Supplied records —
################

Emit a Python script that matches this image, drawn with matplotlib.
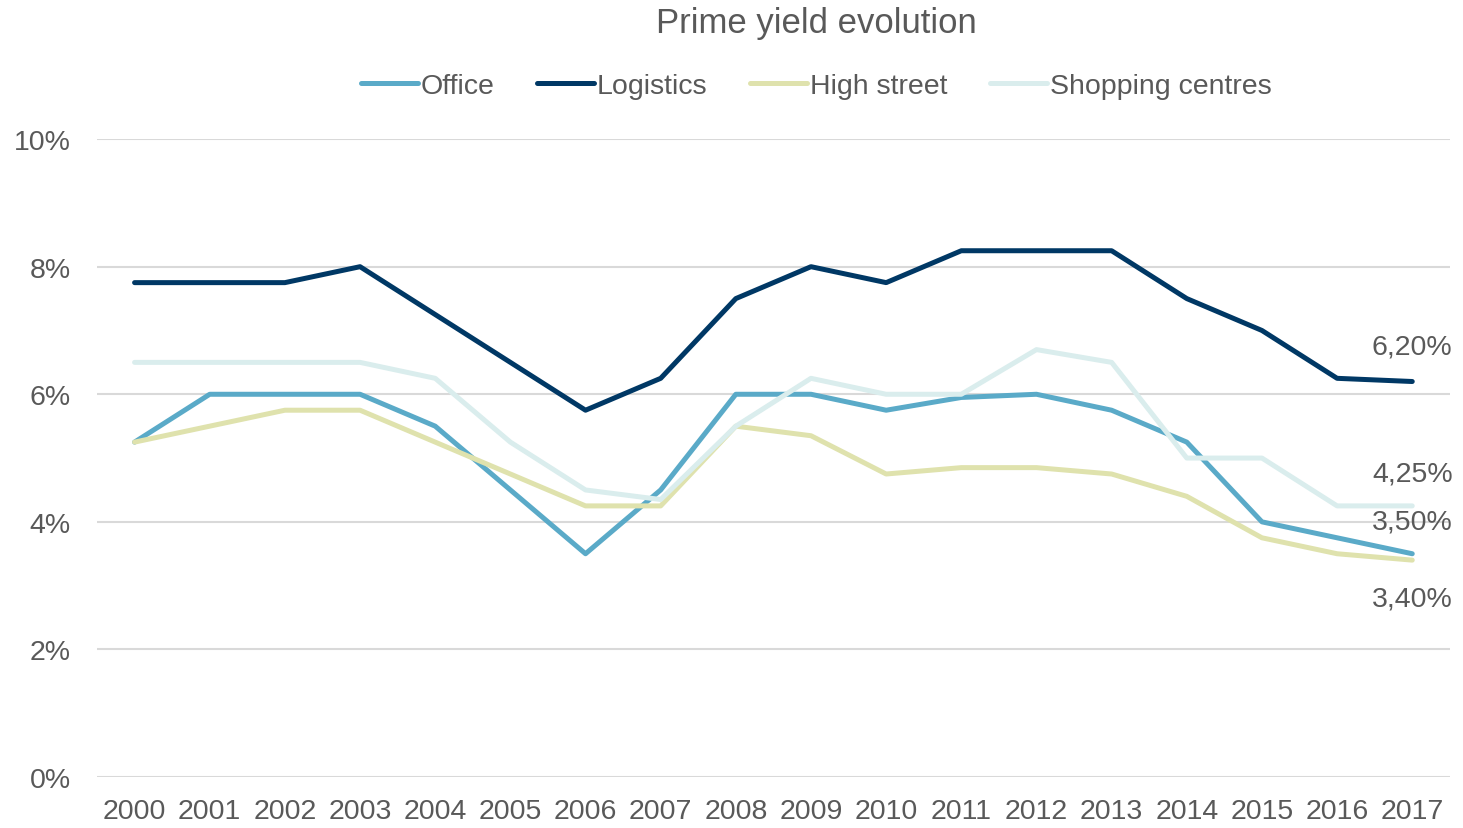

################

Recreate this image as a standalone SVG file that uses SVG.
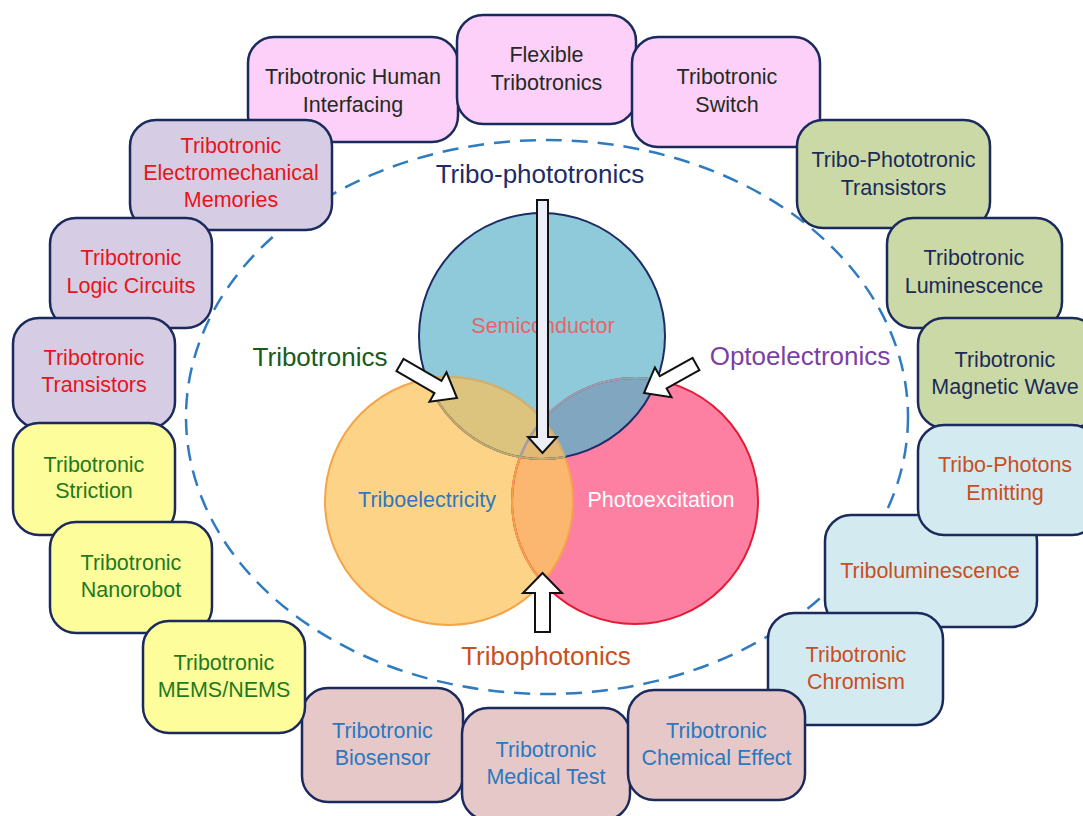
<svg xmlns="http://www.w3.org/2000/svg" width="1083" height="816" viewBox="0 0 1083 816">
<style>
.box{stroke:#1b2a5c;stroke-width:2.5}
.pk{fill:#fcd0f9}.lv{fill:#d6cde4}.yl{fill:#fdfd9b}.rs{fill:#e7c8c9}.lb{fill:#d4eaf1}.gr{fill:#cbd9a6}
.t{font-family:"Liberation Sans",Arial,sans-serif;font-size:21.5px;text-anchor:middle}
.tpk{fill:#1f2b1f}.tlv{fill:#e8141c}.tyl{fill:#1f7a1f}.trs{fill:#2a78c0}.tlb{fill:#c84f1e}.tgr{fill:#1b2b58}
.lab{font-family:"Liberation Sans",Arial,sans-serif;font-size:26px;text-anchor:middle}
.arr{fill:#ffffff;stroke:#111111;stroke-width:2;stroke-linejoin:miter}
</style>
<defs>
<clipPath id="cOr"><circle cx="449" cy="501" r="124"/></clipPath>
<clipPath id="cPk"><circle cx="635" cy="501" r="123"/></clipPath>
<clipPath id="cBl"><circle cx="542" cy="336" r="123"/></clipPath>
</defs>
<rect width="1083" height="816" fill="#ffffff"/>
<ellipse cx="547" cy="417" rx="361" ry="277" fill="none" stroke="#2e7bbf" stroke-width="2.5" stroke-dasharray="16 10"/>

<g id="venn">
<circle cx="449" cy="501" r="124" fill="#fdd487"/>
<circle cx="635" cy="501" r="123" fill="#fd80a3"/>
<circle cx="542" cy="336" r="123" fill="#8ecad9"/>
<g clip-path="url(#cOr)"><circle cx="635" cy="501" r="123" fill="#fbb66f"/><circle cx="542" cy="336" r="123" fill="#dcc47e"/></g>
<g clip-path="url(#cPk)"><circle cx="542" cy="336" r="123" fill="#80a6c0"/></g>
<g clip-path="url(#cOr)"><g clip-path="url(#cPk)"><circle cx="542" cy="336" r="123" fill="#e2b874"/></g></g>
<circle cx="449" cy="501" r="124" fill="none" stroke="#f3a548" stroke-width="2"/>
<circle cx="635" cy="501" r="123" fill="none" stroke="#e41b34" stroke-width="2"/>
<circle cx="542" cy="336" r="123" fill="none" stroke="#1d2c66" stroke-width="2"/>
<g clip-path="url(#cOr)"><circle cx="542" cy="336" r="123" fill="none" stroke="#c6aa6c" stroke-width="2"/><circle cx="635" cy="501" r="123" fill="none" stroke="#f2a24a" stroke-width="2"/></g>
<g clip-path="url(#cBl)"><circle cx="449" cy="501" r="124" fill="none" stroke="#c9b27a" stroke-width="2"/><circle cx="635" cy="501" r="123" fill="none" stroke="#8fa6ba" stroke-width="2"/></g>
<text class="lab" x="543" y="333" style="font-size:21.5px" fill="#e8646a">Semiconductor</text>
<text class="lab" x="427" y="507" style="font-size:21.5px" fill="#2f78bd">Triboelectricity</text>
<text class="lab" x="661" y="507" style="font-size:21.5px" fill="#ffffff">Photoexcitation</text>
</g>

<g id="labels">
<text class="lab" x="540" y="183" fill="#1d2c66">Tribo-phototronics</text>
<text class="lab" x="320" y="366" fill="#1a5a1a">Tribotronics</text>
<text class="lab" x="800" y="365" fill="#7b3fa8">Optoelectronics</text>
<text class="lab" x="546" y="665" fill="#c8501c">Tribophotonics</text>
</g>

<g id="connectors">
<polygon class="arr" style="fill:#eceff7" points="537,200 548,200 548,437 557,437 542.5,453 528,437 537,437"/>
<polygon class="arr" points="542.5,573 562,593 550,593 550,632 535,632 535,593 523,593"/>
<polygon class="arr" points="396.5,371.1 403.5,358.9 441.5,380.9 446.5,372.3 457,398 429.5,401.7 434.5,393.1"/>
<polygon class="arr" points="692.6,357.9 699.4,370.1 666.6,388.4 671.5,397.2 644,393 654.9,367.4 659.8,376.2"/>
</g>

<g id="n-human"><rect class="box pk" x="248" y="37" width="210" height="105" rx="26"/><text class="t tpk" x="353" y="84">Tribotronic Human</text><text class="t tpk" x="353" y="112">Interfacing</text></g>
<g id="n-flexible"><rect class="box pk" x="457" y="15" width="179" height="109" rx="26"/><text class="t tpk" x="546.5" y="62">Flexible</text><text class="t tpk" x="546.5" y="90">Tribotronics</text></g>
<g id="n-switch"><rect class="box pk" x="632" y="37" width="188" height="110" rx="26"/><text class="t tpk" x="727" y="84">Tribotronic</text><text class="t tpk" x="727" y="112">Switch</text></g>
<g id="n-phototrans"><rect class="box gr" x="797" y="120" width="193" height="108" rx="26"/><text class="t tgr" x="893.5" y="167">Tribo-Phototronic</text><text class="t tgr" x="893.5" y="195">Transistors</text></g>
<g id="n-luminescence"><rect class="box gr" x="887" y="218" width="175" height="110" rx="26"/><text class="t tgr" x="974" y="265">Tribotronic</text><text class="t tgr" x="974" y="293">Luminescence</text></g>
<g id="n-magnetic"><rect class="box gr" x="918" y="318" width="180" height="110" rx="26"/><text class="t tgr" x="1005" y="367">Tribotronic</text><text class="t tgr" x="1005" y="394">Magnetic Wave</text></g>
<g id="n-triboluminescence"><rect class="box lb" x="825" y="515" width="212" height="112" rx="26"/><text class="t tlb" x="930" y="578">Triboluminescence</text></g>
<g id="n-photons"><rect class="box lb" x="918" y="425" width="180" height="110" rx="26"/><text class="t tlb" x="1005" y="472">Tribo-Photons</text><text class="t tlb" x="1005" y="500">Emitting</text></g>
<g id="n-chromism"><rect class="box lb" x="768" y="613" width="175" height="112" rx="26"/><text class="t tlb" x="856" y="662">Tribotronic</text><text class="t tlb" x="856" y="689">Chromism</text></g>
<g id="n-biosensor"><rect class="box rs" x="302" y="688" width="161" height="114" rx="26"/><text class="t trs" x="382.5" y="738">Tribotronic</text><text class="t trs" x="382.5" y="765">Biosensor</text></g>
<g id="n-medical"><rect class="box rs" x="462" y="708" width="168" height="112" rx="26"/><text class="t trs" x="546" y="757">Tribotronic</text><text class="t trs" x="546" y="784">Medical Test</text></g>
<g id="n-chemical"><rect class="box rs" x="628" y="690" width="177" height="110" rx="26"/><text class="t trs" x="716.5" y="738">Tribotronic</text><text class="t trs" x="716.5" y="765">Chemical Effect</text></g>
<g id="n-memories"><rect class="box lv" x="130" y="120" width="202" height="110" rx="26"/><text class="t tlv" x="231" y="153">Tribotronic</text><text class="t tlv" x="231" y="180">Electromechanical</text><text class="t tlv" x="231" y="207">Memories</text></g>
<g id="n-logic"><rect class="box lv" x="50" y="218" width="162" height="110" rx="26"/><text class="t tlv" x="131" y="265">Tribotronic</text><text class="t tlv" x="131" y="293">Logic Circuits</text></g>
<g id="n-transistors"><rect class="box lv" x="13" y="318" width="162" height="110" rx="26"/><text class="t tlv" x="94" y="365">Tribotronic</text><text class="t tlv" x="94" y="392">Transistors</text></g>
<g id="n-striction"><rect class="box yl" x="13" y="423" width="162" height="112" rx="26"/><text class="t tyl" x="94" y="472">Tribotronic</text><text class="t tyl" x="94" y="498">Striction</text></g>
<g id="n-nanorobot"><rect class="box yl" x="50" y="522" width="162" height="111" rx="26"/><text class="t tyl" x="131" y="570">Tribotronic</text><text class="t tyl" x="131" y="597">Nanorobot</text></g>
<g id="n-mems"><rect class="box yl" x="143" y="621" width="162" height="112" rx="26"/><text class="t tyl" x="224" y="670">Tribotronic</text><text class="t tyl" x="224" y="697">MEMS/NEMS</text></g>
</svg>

################

Go through the material above and count the lines that contain "this"; give that number alone.

Task answer —
2